TASK INSTRUCTIONS:
Only the lines from the start of the data through the line with "(lEx) at (29.5,708)" belong in the copy. Restate them word for word, minus the pictures.

DATA PROVIDED:
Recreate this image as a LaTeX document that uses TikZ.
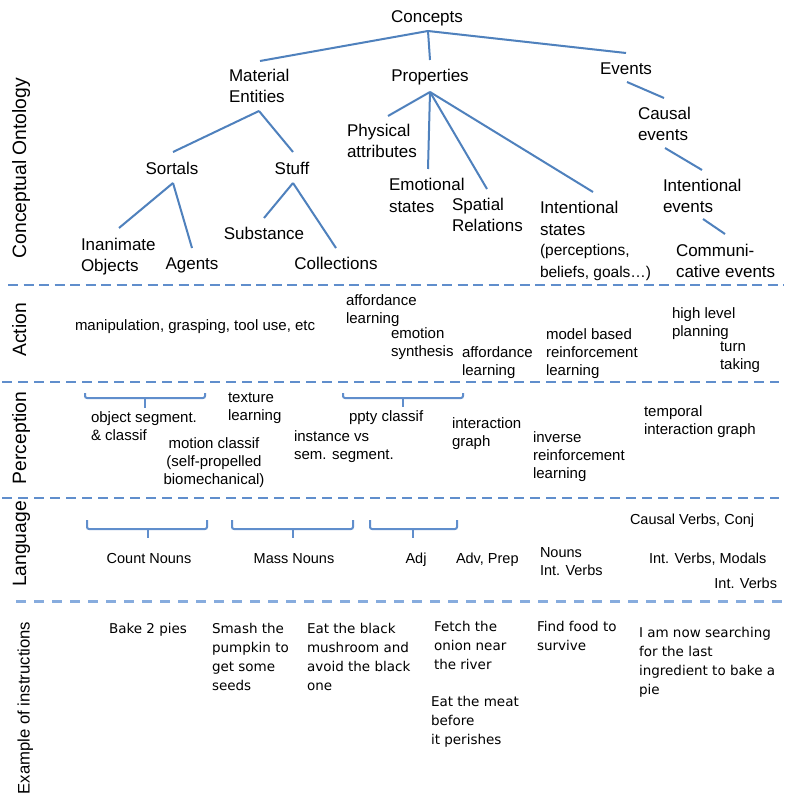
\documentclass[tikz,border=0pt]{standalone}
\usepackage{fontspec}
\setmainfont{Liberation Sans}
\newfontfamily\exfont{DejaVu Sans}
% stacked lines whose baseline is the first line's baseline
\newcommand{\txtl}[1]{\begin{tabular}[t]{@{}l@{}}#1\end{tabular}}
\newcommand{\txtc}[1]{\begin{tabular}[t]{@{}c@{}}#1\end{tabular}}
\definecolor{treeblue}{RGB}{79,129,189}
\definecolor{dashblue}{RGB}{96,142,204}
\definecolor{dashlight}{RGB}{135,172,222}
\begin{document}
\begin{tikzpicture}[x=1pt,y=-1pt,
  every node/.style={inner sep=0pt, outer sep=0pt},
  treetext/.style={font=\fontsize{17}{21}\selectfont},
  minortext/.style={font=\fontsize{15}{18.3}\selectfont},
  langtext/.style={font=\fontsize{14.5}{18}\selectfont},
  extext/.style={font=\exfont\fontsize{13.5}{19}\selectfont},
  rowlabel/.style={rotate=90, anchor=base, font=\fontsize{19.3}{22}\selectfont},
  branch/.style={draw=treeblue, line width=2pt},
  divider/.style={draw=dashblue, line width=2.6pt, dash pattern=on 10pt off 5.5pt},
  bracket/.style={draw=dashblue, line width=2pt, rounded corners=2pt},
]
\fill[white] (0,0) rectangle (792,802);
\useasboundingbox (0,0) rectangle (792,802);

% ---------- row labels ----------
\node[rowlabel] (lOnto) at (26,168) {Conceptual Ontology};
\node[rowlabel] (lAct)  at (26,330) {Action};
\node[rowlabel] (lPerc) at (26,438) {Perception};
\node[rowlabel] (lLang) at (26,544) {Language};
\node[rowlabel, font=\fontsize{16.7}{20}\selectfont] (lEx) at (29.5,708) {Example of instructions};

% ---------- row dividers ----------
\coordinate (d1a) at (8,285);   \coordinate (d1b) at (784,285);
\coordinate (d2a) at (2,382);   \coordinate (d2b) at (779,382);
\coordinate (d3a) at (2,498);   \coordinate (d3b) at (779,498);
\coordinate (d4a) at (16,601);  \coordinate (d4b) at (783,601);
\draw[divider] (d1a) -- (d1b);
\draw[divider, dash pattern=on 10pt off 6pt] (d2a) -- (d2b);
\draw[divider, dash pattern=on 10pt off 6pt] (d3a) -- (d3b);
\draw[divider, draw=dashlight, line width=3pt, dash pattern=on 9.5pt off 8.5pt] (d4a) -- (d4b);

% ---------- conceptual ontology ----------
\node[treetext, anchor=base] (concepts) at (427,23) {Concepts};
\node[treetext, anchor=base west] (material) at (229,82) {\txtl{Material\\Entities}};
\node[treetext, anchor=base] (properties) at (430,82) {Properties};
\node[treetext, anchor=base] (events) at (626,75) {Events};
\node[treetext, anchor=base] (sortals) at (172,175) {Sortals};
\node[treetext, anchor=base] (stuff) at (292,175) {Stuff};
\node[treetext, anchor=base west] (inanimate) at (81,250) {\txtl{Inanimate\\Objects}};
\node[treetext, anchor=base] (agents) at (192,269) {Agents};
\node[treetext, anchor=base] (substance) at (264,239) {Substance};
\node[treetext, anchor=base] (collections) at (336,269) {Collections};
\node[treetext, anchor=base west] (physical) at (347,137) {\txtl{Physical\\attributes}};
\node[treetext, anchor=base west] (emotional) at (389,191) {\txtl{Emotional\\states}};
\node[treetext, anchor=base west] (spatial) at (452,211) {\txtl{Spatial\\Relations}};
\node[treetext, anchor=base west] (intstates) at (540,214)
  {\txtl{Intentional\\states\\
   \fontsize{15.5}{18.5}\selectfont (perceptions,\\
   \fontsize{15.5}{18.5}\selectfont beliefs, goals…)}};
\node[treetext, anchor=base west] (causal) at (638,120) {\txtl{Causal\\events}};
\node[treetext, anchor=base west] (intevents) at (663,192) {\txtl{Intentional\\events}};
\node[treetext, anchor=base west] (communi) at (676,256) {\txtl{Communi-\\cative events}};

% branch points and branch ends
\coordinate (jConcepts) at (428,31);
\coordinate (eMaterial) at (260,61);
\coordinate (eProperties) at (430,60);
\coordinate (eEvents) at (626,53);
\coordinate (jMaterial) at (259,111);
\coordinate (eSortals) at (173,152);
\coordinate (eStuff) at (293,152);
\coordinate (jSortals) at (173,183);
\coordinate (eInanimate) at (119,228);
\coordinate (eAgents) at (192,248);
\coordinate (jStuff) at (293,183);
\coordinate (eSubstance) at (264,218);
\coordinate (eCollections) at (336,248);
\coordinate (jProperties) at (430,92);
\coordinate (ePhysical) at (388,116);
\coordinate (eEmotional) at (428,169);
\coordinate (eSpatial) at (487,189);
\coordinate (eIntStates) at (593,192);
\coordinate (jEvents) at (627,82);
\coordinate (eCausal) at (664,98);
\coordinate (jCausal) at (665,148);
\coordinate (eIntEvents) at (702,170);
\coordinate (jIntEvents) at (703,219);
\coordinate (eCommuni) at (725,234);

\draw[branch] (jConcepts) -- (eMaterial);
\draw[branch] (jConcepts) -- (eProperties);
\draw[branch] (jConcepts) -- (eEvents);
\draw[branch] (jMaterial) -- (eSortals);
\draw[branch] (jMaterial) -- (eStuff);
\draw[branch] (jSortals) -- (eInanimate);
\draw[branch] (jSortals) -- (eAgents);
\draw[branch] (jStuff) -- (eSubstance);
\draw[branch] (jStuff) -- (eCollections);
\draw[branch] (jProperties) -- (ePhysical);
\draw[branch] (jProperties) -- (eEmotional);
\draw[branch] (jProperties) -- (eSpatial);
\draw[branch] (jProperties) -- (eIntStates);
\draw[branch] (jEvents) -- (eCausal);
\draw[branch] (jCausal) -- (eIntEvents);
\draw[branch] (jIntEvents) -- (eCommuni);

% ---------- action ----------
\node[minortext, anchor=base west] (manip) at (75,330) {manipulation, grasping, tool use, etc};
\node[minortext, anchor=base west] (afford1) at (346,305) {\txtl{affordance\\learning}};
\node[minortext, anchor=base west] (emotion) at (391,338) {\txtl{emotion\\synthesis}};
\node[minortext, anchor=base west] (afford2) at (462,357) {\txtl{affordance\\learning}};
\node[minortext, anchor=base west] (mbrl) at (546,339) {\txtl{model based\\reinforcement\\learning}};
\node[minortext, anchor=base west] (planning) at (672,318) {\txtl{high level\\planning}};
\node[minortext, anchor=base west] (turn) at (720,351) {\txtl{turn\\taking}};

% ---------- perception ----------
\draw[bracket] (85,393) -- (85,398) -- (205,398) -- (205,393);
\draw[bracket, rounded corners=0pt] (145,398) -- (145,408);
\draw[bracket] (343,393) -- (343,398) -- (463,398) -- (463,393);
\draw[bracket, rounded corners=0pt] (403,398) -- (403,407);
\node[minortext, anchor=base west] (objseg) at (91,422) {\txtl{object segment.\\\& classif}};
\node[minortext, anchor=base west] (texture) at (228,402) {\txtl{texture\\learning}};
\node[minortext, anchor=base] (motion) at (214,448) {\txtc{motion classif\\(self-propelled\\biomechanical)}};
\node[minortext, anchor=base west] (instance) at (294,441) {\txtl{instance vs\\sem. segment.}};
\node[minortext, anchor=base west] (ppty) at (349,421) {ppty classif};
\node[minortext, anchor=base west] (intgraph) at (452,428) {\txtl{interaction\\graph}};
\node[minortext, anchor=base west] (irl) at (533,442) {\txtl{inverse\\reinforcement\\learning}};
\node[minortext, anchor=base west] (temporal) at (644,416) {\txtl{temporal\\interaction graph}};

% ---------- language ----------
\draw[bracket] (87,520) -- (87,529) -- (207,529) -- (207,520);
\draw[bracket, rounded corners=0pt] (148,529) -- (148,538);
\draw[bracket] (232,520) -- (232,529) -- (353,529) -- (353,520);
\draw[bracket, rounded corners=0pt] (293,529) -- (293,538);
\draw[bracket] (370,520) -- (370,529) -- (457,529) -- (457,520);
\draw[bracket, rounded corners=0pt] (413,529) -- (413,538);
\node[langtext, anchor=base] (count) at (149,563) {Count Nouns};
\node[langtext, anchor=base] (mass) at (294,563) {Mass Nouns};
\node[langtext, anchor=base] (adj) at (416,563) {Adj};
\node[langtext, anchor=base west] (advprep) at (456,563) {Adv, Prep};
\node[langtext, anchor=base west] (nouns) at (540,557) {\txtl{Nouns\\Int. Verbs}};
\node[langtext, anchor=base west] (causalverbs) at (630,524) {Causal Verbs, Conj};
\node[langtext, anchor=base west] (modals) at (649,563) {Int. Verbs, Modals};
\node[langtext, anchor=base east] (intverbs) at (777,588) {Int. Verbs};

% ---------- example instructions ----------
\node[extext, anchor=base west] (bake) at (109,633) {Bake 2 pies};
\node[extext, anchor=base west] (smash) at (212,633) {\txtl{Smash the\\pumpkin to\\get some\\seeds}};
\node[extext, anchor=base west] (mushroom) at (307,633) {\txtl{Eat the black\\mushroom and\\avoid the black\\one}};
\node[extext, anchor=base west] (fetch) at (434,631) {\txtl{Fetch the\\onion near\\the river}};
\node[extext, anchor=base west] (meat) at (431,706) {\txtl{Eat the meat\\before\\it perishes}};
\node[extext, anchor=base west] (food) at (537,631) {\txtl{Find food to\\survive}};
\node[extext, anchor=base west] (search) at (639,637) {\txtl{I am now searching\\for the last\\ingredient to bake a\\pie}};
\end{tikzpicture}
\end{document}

CORRECT RESULT:
Recreate this image as a LaTeX document that uses TikZ.
\documentclass[tikz,border=0pt]{standalone}
\usepackage{fontspec}
\setmainfont{Liberation Sans}
\newfontfamily\exfont{DejaVu Sans}
% stacked lines whose baseline is the first line's baseline
\newcommand{\txtl}[1]{\begin{tabular}[t]{@{}l@{}}#1\end{tabular}}
\newcommand{\txtc}[1]{\begin{tabular}[t]{@{}c@{}}#1\end{tabular}}
\definecolor{treeblue}{RGB}{79,129,189}
\definecolor{dashblue}{RGB}{96,142,204}
\definecolor{dashlight}{RGB}{135,172,222}
\begin{document}
\begin{tikzpicture}[x=1pt,y=-1pt,
  every node/.style={inner sep=0pt, outer sep=0pt},
  treetext/.style={font=\fontsize{17}{21}\selectfont},
  minortext/.style={font=\fontsize{15}{18.3}\selectfont},
  langtext/.style={font=\fontsize{14.5}{18}\selectfont},
  extext/.style={font=\exfont\fontsize{13.5}{19}\selectfont},
  rowlabel/.style={rotate=90, anchor=base, font=\fontsize{19.3}{22}\selectfont},
  branch/.style={draw=treeblue, line width=2pt},
  divider/.style={draw=dashblue, line width=2.6pt, dash pattern=on 10pt off 5.5pt},
  bracket/.style={draw=dashblue, line width=2pt, rounded corners=2pt},
]
\fill[white] (0,0) rectangle (792,802);
\useasboundingbox (0,0) rectangle (792,802);

% ---------- row labels ----------
\node[rowlabel] (lOnto) at (26,168) {Conceptual Ontology};
\node[rowlabel] (lAct)  at (26,330) {Action};
\node[rowlabel] (lPerc) at (26,438) {Perception};
\node[rowlabel] (lLang) at (26,544) {Language};
\node[rowlabel, font=\fontsize{16.7}{20}\selectfont] (lEx) at (29.5,708) {Example of instructions};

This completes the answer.